(Required work) Do any lines in the data below contain "What"? If so, copy every one of them.

(Records for processing)
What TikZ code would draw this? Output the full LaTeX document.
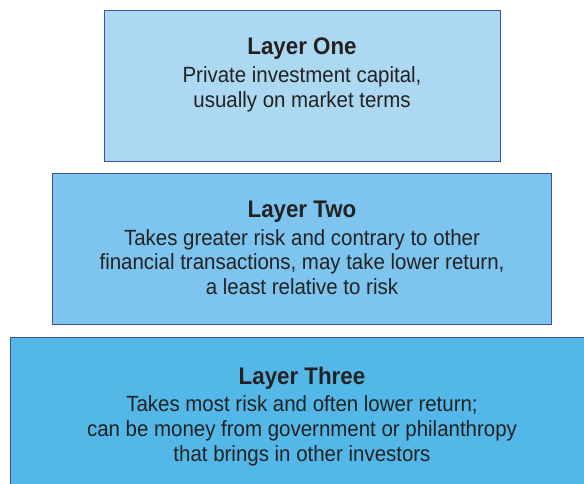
\documentclass[tikz,border=0pt]{standalone}
\usepackage{fontspec}
\setmainfont{Liberation Sans}[FakeStretch=0.93]
\definecolor{fillA}{HTML}{ADD8F2}
\definecolor{fillB}{HTML}{7DC4EE}
\definecolor{fillC}{HTML}{53B8E8}
\definecolor{edgeC}{HTML}{3F4FA0}
\definecolor{txt}{HTML}{222222}
\newcommand{\layertitle}[1]{{\bfseries\fontsize{24}{25}\selectfont #1}\\[3pt]}
\begin{document}
\begin{tikzpicture}[x=1pt,y=1pt,
  layerbox/.style={draw=edgeC,line width=1pt},
  layertext/.style={anchor=north,align=center,text=txt,inner sep=0pt,
    font=\fontsize{22}{24.8}\selectfont}]
\useasboundingbox (0,0) rectangle (584,484);
\clip (0,0) rectangle (584,484);
\fill[white] (0,0) rectangle (584,484);
\draw[layerbox,fill=fillA] (104,473) rectangle (500,322);
\draw[layerbox,fill=fillB] (52,310) rectangle (551,159);
\draw[layerbox,fill=fillC] (10,146) rectangle (594,-10);
\node[layertext] (one) at (302,446.5) {\layertitle{Layer One}Private investment capital,\\usually on market terms};
\node[layertext] (two) at (302,283.5) {\layertitle{Layer Two}Takes greater risk and contrary to other\\financial transactions, may take lower return,\\a least relative to risk};
\node[layertext] (three) at (302,117.5) {\layertitle{Layer Three}Takes most risk and often lower return;\\can be money from government or philanthropy\\that brings in other investors};
\end{tikzpicture}
\end{document}
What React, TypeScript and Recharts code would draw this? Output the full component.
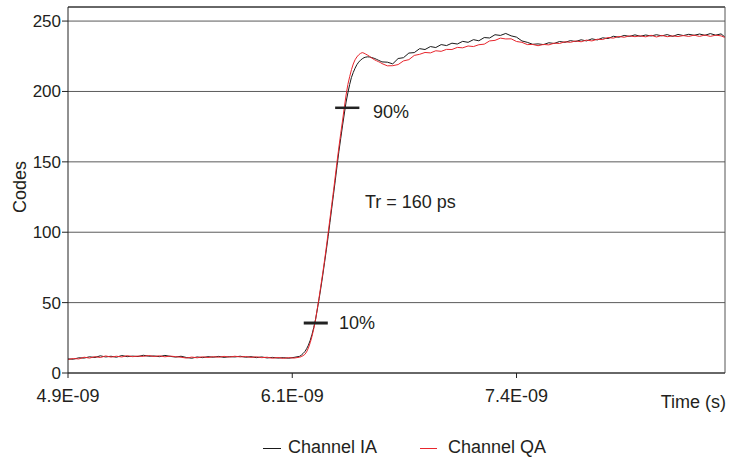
import React from 'react';
import {
  LineChart,
  Line,
  XAxis,
  YAxis,
  CartesianGrid,
  Legend,
  ReferenceLine,
  ReferenceDot,
} from 'recharts';

// Time axis in nanoseconds
const timeNs = [
  4.9, 4.93, 4.96, 4.99, 5.02, 5.05, 5.08, 5.11, 5.14, 5.17, 5.2, 5.23, 5.26, 5.29, 5.32, 5.35, 5.38, 5.41, 5.44, 5.47,
  5.5, 5.53, 5.56, 5.59, 5.62, 5.65, 5.68, 5.71, 5.74, 5.77, 5.8, 5.83, 5.86, 5.89, 5.92, 5.95, 5.98, 6.01, 6.04, 6.07,
  6.1, 6.13, 6.16, 6.19,
  6.2, 6.21, 6.22, 6.23, 6.24, 6.25, 6.26, 6.27, 6.28, 6.29, 6.3, 6.31, 6.32, 6.33, 6.34, 6.35, 6.36, 6.37, 6.38, 6.39,
  6.4, 6.41, 6.42, 6.43, 6.44, 6.45, 6.46, 6.47, 6.48, 6.49, 6.5, 6.51, 6.52, 6.53, 6.54, 6.55, 6.56, 6.57, 6.58, 6.59,
  6.6, 6.61, 6.62, 6.63, 6.64, 6.65,
  6.68, 6.71, 6.74, 6.77, 6.8, 6.83, 6.86, 6.89, 6.92, 6.95, 6.98, 7.01, 7.04, 7.07, 7.1, 7.13, 7.16, 7.19, 7.22, 7.25,
  7.28, 7.31, 7.34, 7.37, 7.4, 7.43, 7.46, 7.49, 7.52, 7.55, 7.58, 7.61, 7.64, 7.67, 7.7, 7.73, 7.76, 7.79, 7.82, 7.85,
  7.88, 7.91, 7.94, 7.97, 8.0, 8.03, 8.06, 8.09, 8.12, 8.15, 8.18, 8.21, 8.24, 8.27, 8.3, 8.33, 8.36, 8.39, 8.42, 8.45,
  8.48, 8.51, 8.54, 8.56,
];

const channelIA = [
  10.0, 9.8, 10.8, 10.6, 11.5, 11.0, 12.2, 11.4, 11.9, 11.2, 12.4, 11.6, 12.0, 11.7, 12.6, 11.9, 12.1, 11.6, 12.5, 11.8,
  11.3, 11.9, 11.0, 10.5, 11.4, 10.9, 11.6, 11.2, 11.8, 11.1, 11.6, 11.4, 11.9, 11.2, 11.6, 10.9, 11.4, 10.7, 11.1, 10.6,
  10.9, 10.5, 11.1, 11.8,
  12.6, 13.8, 15.2, 17.2, 19.8, 23.2, 27.4, 32.4, 38.2, 45.5, 53.0, 61.0, 69.5, 78.5, 87.5, 97.0, 107.0, 117.0, 127.0, 137.0,
  147.5, 157.5, 166.5, 175.5, 184.0, 192.5, 199.0, 205.0, 210.0, 213.5, 216.5, 219.0, 220.8, 222.2, 223.2, 224.0, 224.4, 224.6, 224.5, 224.2,
  223.8, 223.4, 222.8, 222.2, 221.6, 221.0,
  220.8, 219.6, 223.4, 224.0, 227.3, 227.6, 230.4, 229.8, 231.9, 231.2, 233.3, 232.6, 234.3, 233.7, 235.6, 234.9, 236.8, 236.0, 238.3, 238.0,
  240.3, 239.8, 241.2, 239.5, 238.6, 235.9, 234.9, 233.5, 233.8, 233.3, 234.6, 234.1, 235.5, 234.9, 236.1, 235.5, 236.7, 235.9, 237.4, 236.6,
  238.1, 237.6, 239.2, 238.5, 239.8, 239.1, 240.2, 239.2, 240.1, 239.4, 240.3, 239.5, 240.4, 239.1, 240.5, 239.7, 240.6, 239.9, 240.8, 239.9,
  241.1, 240.0, 240.9, 238.8,
];

const channelQA = [
  9.6, 10.3, 10.0, 11.2, 10.6, 11.6, 11.0, 12.1, 11.3, 11.9, 11.4, 12.3, 11.6, 12.0, 11.8, 12.4, 11.7, 12.2, 11.5, 12.0,
  11.6, 11.2, 10.6, 11.3, 10.8, 11.5, 11.0, 11.6, 11.2, 11.8, 11.3, 11.9, 11.4, 11.7, 11.1, 11.5, 10.9, 11.2, 10.5, 11.0,
  10.4, 10.9, 10.6, 11.2,
  11.6, 12.3, 13.2, 15.0, 17.8, 21.5, 26.0, 31.5, 38.0, 46.0, 54.0, 62.5, 71.0, 80.0, 89.5, 99.5, 109.5, 119.5, 129.5, 140.0,
  150.5, 160.5, 170.0, 179.0, 188.5, 197.5, 205.0, 210.5, 215.5, 219.5, 222.5, 224.5, 226.0, 227.0, 227.6, 227.2, 226.5, 225.8, 225.0, 224.0,
  223.2, 222.4, 221.8, 221.2, 220.6, 219.8,
  218.2, 218.3, 219.1, 221.7, 222.6, 225.6, 226.4, 227.7, 227.4, 228.9, 228.5, 229.9, 229.8, 231.3, 231.0, 232.3, 231.9, 233.2, 233.6, 235.9,
  236.3, 237.9, 237.3, 237.4, 235.5, 234.9, 233.3, 233.4, 232.5, 233.4, 233.1, 234.3, 234.1, 235.3, 234.9, 235.9, 235.3, 236.5, 235.9, 237.1,
  236.9, 238.3, 237.9, 239.1, 238.5, 239.5, 238.9, 239.5, 238.8, 239.9, 238.7, 239.8, 238.9, 239.5, 239.0, 239.7, 239.1, 240.0, 239.1, 240.1,
  239.1, 240.0, 239.5, 238.4,
];

const xTickValues = [4.9, 6.15, 7.4];
const xTickLabels = ['4.9E-09', '6.1E-09', '7.4E-09'];
const yTickValues = [0, 50, 100, 150, 200, 250];

const marker10 = { from: 6.214, to: 6.348, level: 35.5, label: '10%', labelX: 6.41, labelY: 35.5 };
const marker90 = { from: 6.389, to: 6.524, level: 188.4, label: '90%', labelX: 6.6, labelY: 185.8 };
const riseNote = { text: 'Tr = 160 ps', x: 6.555, y: 122 };

const data = timeNs.map((t, i) => ({ t, ia: channelIA[i], qa: channelQA[i] }));

const FONT = '"Liberation Sans", Arial, Helvetica, sans-serif';
const TEXT = '#231f20';

const textLabel = (value: string) => (props: any) => {
  const vb = props.viewBox || {};
  return (
    <text x={vb.x} y={vb.y} dy="0.355em" textAnchor="start" fill={TEXT} fontSize={18} fontFamily={FONT}>
      {value}
    </text>
  );
};

const YLabel = (props: any) => {
  const vb = props.viewBox || {};
  const cy = vb.y + vb.height / 2 - 3;
  return (
    <text
      x={20}
      y={cy}
      dy="0.355em"
      transform={`rotate(-90 20 ${cy})`}
      textAnchor="middle"
      fill={TEXT}
      fontSize={18}
      fontFamily={FONT}
    >
      Codes
    </text>
  );
};

const XLabel = (props: any) => {
  const vb = props.viewBox || {};
  return (
    <text x={vb.x + vb.width + 1} y={vb.y + 35} textAnchor="end" fill={TEXT} fontSize={18} fontFamily={FONT}>
      Time (s)
    </text>
  );
};

const LegendContent = (props: any) => {
  const payload = props.payload || [];
  const gaps = [7, 11];
  const widths = [18, 17];
  return (
    <div
      style={{
        display: 'flex',
        alignItems: 'center',
        height: 26,
        paddingLeft: 263,
        fontFamily: FONT,
        fontSize: 18,
        color: TEXT,
      }}
    >
      {payload.map((p: any, i: number) => (
        <div key={p.value} style={{ display: 'flex', alignItems: 'center', marginRight: i === 0 ? 43 : 0 }}>
          <div style={{ width: widths[i] ?? 18, height: 1, background: p.color, marginRight: gaps[i] ?? 8, marginTop: 2 }} />
          <span style={{ whiteSpace: 'nowrap' }}>{p.value}</span>
        </div>
      ))}
    </div>
  );
};

export default function App() {
  return (
    <div style={{ position: 'absolute', left: 0, top: 0 }}>
      <LineChart width={729} height={462} data={data} margin={{ top: 7, right: 4, left: 0, bottom: 2 }}>
        <CartesianGrid vertical={false} stroke="#5a5a5a" strokeWidth={1} />
        <XAxis
          dataKey="t"
          type="number"
          domain={[4.9, 8.562]}
          allowDataOverflow
          ticks={xTickValues}
          tickFormatter={(v: number) => xTickLabels[xTickValues.indexOf(v)] ?? String(v)}
          height={61}
          tickSize={5}
          tickMargin={11}
          axisLine={{ stroke: '#222' }}
          tickLine={{ stroke: '#222' }}
          tick={{ fill: TEXT, fontSize: 18, fontFamily: FONT }}
          label={<XLabel />}
        />
        <YAxis
          type="number"
          domain={[0, 260]}
          ticks={yTickValues}
          width={68}
          tickSize={6}
          tickMargin={1}
          axisLine={{ stroke: '#222' }}
          tickLine={{ stroke: '#222' }}
          tick={{ fill: TEXT, fontSize: 17, fontFamily: FONT }}
          label={<YLabel />}
        />
        <ReferenceLine y={260} stroke="#222" strokeWidth={1} />
        <ReferenceLine x={8.562} stroke="#555" strokeWidth={1} />
        <Line
          name="Channel IA"
          dataKey="ia"
          type="linear"
          stroke="#1a1a1a"
          strokeWidth={1}
          dot={false}
          isAnimationActive={false}
        />
        <Line
          name="Channel QA"
          dataKey="qa"
          type="linear"
          stroke="#e8262d"
          strokeWidth={1}
          dot={false}
          isAnimationActive={false}
        />
        <ReferenceLine
          segment={[
            { x: marker10.from, y: marker10.level },
            { x: marker10.to, y: marker10.level },
          ]}
          stroke="#222"
          strokeWidth={3}
        />
        <ReferenceLine
          segment={[
            { x: marker90.from, y: marker90.level },
            { x: marker90.to, y: marker90.level },
          ]}
          stroke="#222"
          strokeWidth={2.5}
        />
        <ReferenceDot x={marker10.labelX} y={marker10.labelY} r={0} stroke="none" fill="none" label={textLabel(marker10.label)} />
        <ReferenceDot x={marker90.labelX} y={marker90.labelY} r={0} stroke="none" fill="none" label={textLabel(marker90.label)} />
        <ReferenceDot x={riseNote.x} y={riseNote.y} r={0} stroke="none" fill="none" label={textLabel(riseNote.text)} />
        <Legend
          verticalAlign="bottom"
          content={<LegendContent />}
          wrapperStyle={{ left: 0, width: 729 }}
        />
      </LineChart>
    </div>
  );
}
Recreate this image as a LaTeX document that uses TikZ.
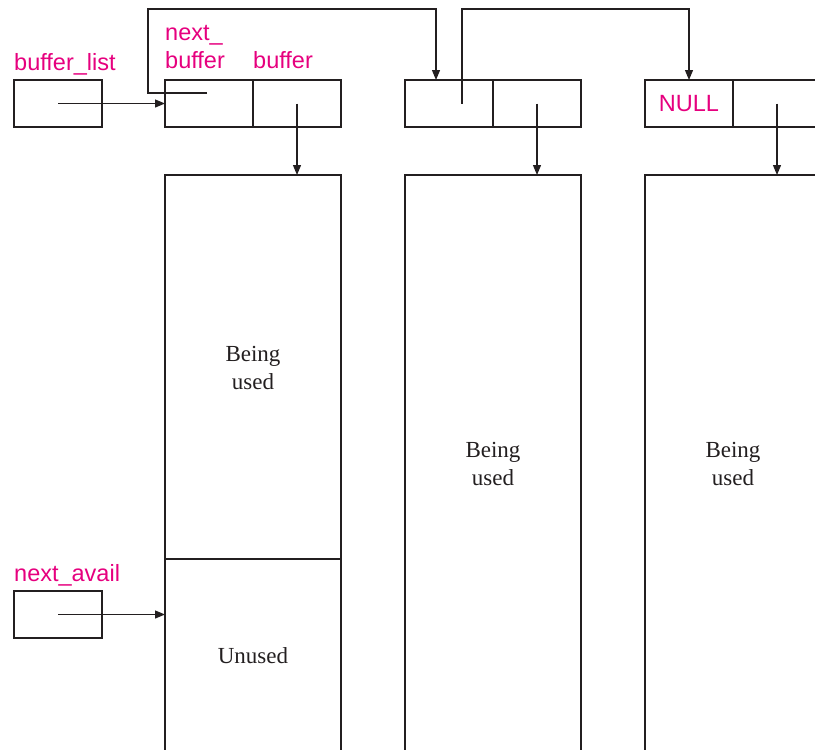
\documentclass[tikz,border=0pt]{standalone}
\usepackage{fontspec}
\setmainfont{Liberation Serif}
\newfontfamily\labelfont{Liberation Sans}
\usetikzlibrary{arrows.meta}
\definecolor{lblmag}{HTML}{E6007E}
\definecolor{ink}{HTML}{231F20}
\tikzset{
  cell/.style={draw=ink, line width=1.3pt, rectangle, minimum width=88pt, minimum height=47pt, inner sep=0pt, outer sep=0pt},
  membox/.style={draw=ink, line width=1.3pt, rectangle, minimum width=176pt, inner sep=0pt, outer sep=0pt},
  ptr/.style={draw=ink, line width=1.2pt, -{Triangle[length=10pt,width=8pt]}},
  lbl/.style={text=lblmag, font=\labelfont\fontsize{23.5}{28}\selectfont, inner sep=0pt, anchor=base west, align=left},
  body/.style={text=ink, font=\fontsize{23}{28}\selectfont, inner sep=0pt, align=center}
}
\begin{document}
\begin{tikzpicture}[x=1pt, y=-1pt]
\useasboundingbox (0,0) rectangle (815,750);
\clip (0,0) rectangle (815,750);
% pointer variables
\node[cell] (bl) at (58,103.5) {};
\node[cell] (na) at (58,614.5) {};
\node[lbl] (bllbl) at (14,70) {buffer\_list};
\node[lbl] (nalbl) at (14,581) {next\_avail};
% list node 1
\node[cell] (n1a) at (209,103.5) {};
\node[cell] (n1b) at (297,103.5) {};
\node[lbl] (nextlbl) at (165,40) {next\_};
\node[lbl] (nbuflbl) at (165,68) {buffer};
\node[lbl] (buflbl) at (253,68) {buffer};
% list node 2
\node[cell] (n2a) at (449,103.5) {};
\node[cell] (n2b) at (537,103.5) {};
% list node 3
\node[cell] (n3a) at (689,103.5) {};
\node[cell] (n3b) at (777,103.5) {};
\node[lbl, anchor=center] (null) at (n3a.center) {NULL};
% memory blocks
\node[membox, minimum height=384pt] (m1) at (253,367) {};
\node[membox, minimum height=211pt] (m1u) at (253,664.5) {};
\node[membox, minimum height=595pt] (m2) at (493,472.5) {};
\node[membox, minimum height=595pt] (m3) at (733,472.5) {};
\node[body] (t1) at (253,368) {Being\\used};
\node[body] (t1u) at (253,656) {Unused};
\node[body] (t2) at (493,464) {Being\\used};
\node[body] (t3) at (733,464) {Being\\used};
% connectors
\draw[ptr] (bl.center) -- (n1a.west);
\draw[ptr] (na.center) -- (na.center -| m1u.west);
\draw[ptr] (n1b.center) -- (n1b.center |- m1.north);
\draw[ptr] (n2b.center) -- (n2b.center |- m2.north);
\draw[ptr] (n3b.center) -- (n3b.center |- m3.north);
\coordinate (l1) at ([shift={(-2pt,10.5pt)}]n1a.center);
\coordinate (l1top) at (148,9);
\coordinate (t2) at ([xshift=-13pt]n2a.north);
\draw[ptr] (l1) -| (l1top) -| (t2);
\coordinate (l2) at ([xshift=13pt]n2a.center);
\coordinate (l2top) at (462,9);
\draw[ptr] (l2) -- (l2top) -| (n3a.north);
\end{tikzpicture}
\end{document}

(Task response)
What TikZ code would draw this? Output the full LaTeX document.
What React, TypeScript and Recharts code would draw this? Output the full component.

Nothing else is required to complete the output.